Nothing is certain in life but death and taxes. And, in Mississippi, the one tax certain to head the small business owners’ list of most unpopular taxes is the state inventory tax.
“This is the worst tax in the world, a very regressive tax,” said Spence Dye, past president of Retail Association of Mississippi. “It is just unfair. I think it is horrible. Forty six or 47 states have eliminated that tax all together.”
“It is outrageous,” said Carol Ann Dunn, owner of Sportique in Jackson. “It takes away most of our profit. Big companies are able to avoid paying the tax by moving their inventory out of state just before the first of the year. This tax discourages small businesses from even opening.”
“It is unfair for the small business person, and prevents people from investing in Mississippi,” said Rosalind Gunn, owner of The Bird-Fish House in Hattiesburg. “I have been told by several people who were interested in coming to Mississippi that our taxes are too high on things such as inventory. They can do business in other states that don’t have that tax.”
The ins and outs
of the inventory tax
At the first of each year all stores in the state are required to pay a 15% tax on all inventory.
Unlike an income tax where you only pay taxes on income earned, the inventory tax represents paying 15% on merchandise that hasn’t sold and that, in many cases, hasn’t even been paid for yet. For a small business owner struggling to pay workmen’s compensation, Social Security, sales tax, income tax and property tax, the addition of the inventory tax can push a business over the edge to unprofitability or even bankruptcy.
Small business people suspect widespread cheating with inventory taxes. So the small business person who is honest and reports every item in inventory is left at a competitive disadvantage by those who don’t.
Large stores also have an advantage in that inventory tax can be credited against the amount due on their state income tax. A small business owner operating on a small profit margin might not pay a lot of income tax, and hence doesn’t get a break on the inventory taxes.
Gunn said she feels like she has been a voice crying in the wilderness for years in her criticism of the state inventory tax. A native of Scotland, she became an American citizen four years ago and said she feels a strong moral obligation to pay all of her taxes. But she finds the inventory tax particularly burdensome.
“The Legislature needs to review this,” Gunn said. “They need to readjust their thinking because this inventory tax prevents young people from starting small businesses in Mississippi.”
Dunn agrees that the tax has an unfavorable impact on the economy. “A lot of small businesses don’t open, and this town has an unusually high rate of small retail stores having to go out of business because they can’t make enough profit to pay all of the taxes,” Dunn said. “After all the taxes, there is not much profit to live on.”
Dunn said she feels the system encourages widespread cheating, and favors big chain stores that are headquartered out of state over the small business person in Mississippi.

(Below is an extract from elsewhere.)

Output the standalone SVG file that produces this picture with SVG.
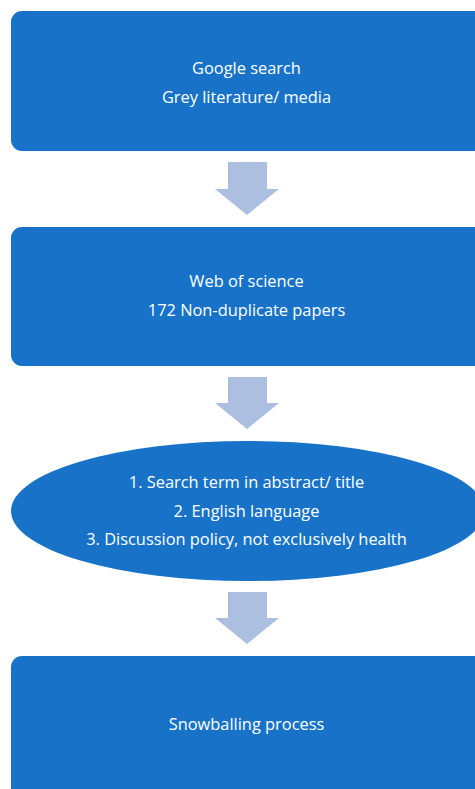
<svg xmlns="http://www.w3.org/2000/svg" width="475" height="789" viewBox="0 0 475 789">
<style>
.n{fill:#1873c8}
.t{font-family:"Open Sans","Liberation Sans",sans-serif;font-size:16.4px;fill:#ffffff;text-anchor:middle}
.a{fill:#adbfe0}
</style>
<rect width="475" height="789" fill="#ffffff"/>
<g id="connectors">
<polygon class="a" points="228,162 267,162 267,189 279,189 247,215 215,189 228,189"/>
<polygon class="a" points="228,377 267,377 267,403 279,403 247,429 215,403 228,403"/>
<polygon class="a" points="228,592 267,592 267,618 279,618 247,644 215,618 228,618"/>
</g>
<g id="n1">
<rect class="n" x="11" y="11" width="480" height="140" rx="11"/>
<text class="t" x="246.5" y="74">Google search</text>
<text class="t" x="246.5" y="103">Grey literature/ media</text>
</g>
<g id="n2">
<rect class="n" x="11" y="227" width="480" height="139" rx="11"/>
<text class="t" x="246.5" y="287">Web of science</text>
<text class="t" x="246.5" y="316">172 Non-duplicate papers</text>
</g>
<g id="n3">
<ellipse class="n" cx="248" cy="511" rx="237" ry="70"/>
<text class="t" x="246.5" y="488">1. Search term in abstract/ title</text>
<text class="t" x="246.5" y="517">2. English language</text>
<text class="t" x="246.5" y="545">3. Discussion policy, not exclusively health</text>
</g>
<g id="n4">
<rect class="n" x="11" y="656" width="480" height="150" rx="11"/>
<text class="t" x="246.5" y="730">Snowballing process</text>
</g>
</svg>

“Small businesses are the backbone in this economy,” Dunn said. “We live here, work here, and our money stays in state. Contrast that with all the big mall stores where every cent is electronically transferred to headquarters out of state. Wal-Mart electronically transfers every cent to Arkansas. All chains transfer their money to their headquarters. The only thing that stays here is a little bit of salary. With small businesses like mine, everything we take in stays right here locally.”
Dye agrees that the tax places an unfair burden on small businesses. He said inventory tax is paid just on what is on the shelves. A large store selling televisions, for example, will sell and replace the inventory on their shelves twice a week. The competitor, the small independent retailer, doesn’t sell in nearly as high a volume, but still pays a 15% inventory tax on everything on the shelves.
Dye said one merchant he talked to had a shipping error that meant her spring inventory was delivered in December. Normally, the spring inventory would be gone by the time inventory tax rolled around. This one shipping error was very costly for the merchant.
In most cases retailers are borrowing money to purchase inventory, so they also have to pay financing costs on top of the inventory taxes.
“You don’t even own it, yet are paying inventory tax on it,” Dye said. “What makes it even more unfair is that the Legislature passed a bill six years ago that if you pay inventory tax, then you get a deduction on state income tax. This is great for big stores because they pay a lot of income taxes, and get all the inventory tax back. But the little person out there that didn’t make much money doesn’t get anything back. The unfairness of it really irritates me. It is so regressive. It is not based on profit. It isn’t based on anything.”
Unfair and regressive?
Several years ago, the federal government appointed a special commission to look at inventory tax. The commission recommended that because of the regressive nature of that tax, states should move towards eliminating it.
“It is an unfair burden on the retailer,” Dye said. “Some of the inventory may still be in stock a year later. And you have to pay inventory tax again, even though you have already been taxed on it. Retailers out there are struggling to survive against strip malls, but you need a level playing field. It is not fair for the small, independent owners of small business to pay more taxes based upon volume than the big guy. It ought to be based on gross receipts, and everyone would pay at the same rate.”